La situation politique est généralement caractérisée par une monopolisation de l’espace public, accompagnée de la stigmatisation et de la répression de l’opposition et de la société civile, ce dont atteste les faits suivants :

– plusieurs candidats à l’élection présidentielle sont en prison ou détenus arbitrairement, tandis que d’autres sont menacés de fausses accusations, d’arrestations et de poursuites judiciaires;

– il y a des dizaines de prisonniers et prisonnières d’opinion, ainsi que des journalistes en détention pour des accusations liées à la liberté d’expression et d’organisation, sans procès depuis plus d’un an et demi, avec l’utilisation du décret 54 pour réprimer toute opinion dissidente ou critique à l’égard du pouvoir ou de l’Instance électorale;

– l’Instance électorale est devenue un outil de répression, intimidant et menaçant de poursuites judiciaires quiconque critique ses actions ou son parti-pris, ce qui lui a fait perdre son indépendance et en a fait un instrument du pouvoir en place pour exclure ses opposants et faire taire ses critiques;

– les institutions de l’État et leurs ressources, ainsi que les pages de la Présidence de la République, qui appartiennent à tous les citoyens sans distinction, sont utilisées, alors que les médias publics et privés sont sous pression pour favoriser un candidat au détriment des autres;

– l’autorité viole sa propre Constitution et manipule les dispositions de ce texte en émettant une décision de l’Instance électorale établissant les conditions de la candidature, alors que la Constitution prévoit une loi organique adoptée par l’Assemblée des représentants du peuple pour fixer ces conditions. En réalité, le parlement a abandonné son rôle, se murant dans le silence et la complicité;

– le système judiciaire est utilisé pour éliminer les opposants politiques au président candidat et les journalistes engagés, en s’appuyant sur des textes inconstitutionnels, notamment le décret 54, et en émettant des jugements injustes, comme le récent jugement d’interdiction de candidature à vie à l’encontre d’un candidat [Lotfi Mraïhi, Ndlr];

– les candidats sont entravés et n’ont pas les mêmes chances pour obtenir les documents requis, que ce soit en matière de nationalité ou de casier judiciaire, et de se procurer le formulaire de parrainage, en violation flagrante du droit à la candidature garanti par la Constitution;

– il y a aussi violation flagrante de la loi dans le domaine de la protection des données personnelles, avec la menace de publier les noms des parrains et marraines, les mettant sous la menace de représailles du pouvoir ou de violation de leurs droits, en raison du parti-pris évident de l’administration et du système judiciaire.
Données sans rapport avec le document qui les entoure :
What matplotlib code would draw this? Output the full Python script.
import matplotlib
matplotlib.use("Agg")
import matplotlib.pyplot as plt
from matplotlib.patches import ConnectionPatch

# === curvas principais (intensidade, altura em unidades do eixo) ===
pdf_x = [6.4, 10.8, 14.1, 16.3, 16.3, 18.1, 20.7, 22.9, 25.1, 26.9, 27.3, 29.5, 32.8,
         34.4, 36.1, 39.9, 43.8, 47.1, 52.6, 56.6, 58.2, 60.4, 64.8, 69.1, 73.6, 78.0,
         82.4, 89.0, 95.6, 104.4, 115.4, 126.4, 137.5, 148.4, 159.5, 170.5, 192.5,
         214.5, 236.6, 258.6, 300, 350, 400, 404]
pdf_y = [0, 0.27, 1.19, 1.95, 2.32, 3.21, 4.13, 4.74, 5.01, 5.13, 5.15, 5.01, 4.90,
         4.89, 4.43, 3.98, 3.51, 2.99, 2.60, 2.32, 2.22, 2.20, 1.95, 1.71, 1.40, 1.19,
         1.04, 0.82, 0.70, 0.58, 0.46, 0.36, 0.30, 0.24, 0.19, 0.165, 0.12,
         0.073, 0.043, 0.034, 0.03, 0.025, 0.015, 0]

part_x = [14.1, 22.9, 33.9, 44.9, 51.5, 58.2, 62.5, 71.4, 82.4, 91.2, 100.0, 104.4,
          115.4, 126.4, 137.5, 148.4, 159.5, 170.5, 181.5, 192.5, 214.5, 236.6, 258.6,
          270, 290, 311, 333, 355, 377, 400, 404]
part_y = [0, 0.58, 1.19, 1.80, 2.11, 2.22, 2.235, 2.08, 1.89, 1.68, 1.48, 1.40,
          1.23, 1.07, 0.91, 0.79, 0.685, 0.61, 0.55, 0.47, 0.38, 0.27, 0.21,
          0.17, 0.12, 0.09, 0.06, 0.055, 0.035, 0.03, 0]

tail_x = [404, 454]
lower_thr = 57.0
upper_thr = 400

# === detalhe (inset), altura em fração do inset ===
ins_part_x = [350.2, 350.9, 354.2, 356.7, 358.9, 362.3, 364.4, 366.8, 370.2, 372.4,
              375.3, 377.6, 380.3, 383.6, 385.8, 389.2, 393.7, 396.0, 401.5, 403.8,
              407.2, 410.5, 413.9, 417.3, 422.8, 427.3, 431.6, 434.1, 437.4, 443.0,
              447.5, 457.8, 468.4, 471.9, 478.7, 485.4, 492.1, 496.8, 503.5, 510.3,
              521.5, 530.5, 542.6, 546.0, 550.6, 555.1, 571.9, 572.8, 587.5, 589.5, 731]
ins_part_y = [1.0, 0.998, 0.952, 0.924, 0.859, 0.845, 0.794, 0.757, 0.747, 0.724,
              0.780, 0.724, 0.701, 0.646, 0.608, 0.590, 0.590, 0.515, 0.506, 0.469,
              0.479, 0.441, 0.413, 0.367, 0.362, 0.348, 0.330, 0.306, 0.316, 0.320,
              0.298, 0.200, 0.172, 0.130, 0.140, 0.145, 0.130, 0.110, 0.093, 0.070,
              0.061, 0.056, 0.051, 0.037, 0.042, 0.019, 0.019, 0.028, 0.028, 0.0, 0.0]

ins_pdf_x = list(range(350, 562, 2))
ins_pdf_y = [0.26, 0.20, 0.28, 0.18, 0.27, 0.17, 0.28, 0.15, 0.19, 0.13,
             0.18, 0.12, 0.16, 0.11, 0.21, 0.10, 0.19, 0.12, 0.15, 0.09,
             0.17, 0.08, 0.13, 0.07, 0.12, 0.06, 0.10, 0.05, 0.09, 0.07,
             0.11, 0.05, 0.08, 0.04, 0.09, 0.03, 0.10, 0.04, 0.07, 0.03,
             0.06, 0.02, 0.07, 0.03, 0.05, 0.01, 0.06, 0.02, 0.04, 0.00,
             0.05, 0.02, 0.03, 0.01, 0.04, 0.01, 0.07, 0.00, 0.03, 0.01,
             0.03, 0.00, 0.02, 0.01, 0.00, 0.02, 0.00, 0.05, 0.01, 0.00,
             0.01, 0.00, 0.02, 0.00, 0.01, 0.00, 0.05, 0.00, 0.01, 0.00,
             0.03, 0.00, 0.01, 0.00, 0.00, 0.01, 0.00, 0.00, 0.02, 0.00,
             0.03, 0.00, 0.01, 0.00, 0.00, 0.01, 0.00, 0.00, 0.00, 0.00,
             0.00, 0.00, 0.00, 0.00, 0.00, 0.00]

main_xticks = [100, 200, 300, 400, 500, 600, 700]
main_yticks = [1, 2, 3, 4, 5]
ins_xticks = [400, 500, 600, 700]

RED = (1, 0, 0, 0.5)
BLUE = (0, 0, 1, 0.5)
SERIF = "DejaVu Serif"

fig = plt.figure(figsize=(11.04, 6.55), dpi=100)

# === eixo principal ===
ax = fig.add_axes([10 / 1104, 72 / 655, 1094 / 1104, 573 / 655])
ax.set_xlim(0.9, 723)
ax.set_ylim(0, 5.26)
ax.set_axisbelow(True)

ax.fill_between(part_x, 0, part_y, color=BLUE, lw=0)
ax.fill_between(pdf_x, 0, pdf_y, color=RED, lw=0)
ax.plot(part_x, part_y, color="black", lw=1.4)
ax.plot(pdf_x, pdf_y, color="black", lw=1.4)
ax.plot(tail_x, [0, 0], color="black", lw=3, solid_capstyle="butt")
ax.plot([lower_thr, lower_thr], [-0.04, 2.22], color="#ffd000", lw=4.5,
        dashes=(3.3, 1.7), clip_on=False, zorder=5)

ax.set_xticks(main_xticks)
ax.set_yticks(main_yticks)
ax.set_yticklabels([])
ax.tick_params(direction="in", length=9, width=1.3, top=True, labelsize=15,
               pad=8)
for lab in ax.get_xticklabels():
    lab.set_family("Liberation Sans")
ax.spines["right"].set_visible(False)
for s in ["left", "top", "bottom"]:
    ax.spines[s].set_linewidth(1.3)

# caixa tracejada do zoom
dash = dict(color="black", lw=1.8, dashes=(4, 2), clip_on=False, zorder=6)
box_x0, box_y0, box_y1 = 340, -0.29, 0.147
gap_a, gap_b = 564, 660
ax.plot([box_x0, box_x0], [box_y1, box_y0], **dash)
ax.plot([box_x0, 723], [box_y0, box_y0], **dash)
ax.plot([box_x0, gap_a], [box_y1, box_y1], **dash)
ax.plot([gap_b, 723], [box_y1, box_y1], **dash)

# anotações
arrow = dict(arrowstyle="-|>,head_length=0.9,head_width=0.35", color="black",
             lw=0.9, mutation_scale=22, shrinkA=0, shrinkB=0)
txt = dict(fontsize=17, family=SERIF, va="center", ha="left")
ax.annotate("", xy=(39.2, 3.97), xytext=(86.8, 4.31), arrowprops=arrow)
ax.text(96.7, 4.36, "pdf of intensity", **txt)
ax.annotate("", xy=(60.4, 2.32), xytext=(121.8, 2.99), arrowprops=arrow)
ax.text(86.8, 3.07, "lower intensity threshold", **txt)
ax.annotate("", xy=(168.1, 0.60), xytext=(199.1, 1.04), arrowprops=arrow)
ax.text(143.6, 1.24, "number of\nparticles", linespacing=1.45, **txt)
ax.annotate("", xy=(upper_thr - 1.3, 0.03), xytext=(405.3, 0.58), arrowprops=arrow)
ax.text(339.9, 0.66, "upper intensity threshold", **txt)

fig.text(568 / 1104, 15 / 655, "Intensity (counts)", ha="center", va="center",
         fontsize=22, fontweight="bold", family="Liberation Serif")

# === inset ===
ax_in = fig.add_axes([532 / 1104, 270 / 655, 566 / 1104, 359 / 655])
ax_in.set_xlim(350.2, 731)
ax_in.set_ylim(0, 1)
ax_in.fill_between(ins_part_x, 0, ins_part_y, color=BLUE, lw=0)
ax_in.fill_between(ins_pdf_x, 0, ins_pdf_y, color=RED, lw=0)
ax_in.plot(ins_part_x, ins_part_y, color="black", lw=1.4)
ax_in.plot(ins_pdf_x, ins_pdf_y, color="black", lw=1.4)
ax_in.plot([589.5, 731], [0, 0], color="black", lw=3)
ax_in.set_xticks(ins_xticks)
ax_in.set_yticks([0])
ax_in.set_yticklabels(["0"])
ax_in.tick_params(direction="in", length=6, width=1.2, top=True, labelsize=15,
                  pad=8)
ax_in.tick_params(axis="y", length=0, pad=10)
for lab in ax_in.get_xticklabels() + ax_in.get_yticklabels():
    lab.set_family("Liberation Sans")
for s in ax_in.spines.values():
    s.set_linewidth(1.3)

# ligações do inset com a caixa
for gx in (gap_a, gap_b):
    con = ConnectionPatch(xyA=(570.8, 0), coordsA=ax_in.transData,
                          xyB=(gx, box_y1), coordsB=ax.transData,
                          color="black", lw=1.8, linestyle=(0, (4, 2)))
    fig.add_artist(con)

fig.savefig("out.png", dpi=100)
Ce climat de peur, d’intimidation et de répression des opposants et des journalistes, par la manipulation des dispositions constitutionnelles et légales, ainsi que la subordination de la justice et de l’Instance électorale aux intérêts du pouvoir en place, avec l’absence d’égalité des chances entre les différents candidats, n’offre aucune garantie pour des élections libres, transparentes et équitables le 6 octobre prochain.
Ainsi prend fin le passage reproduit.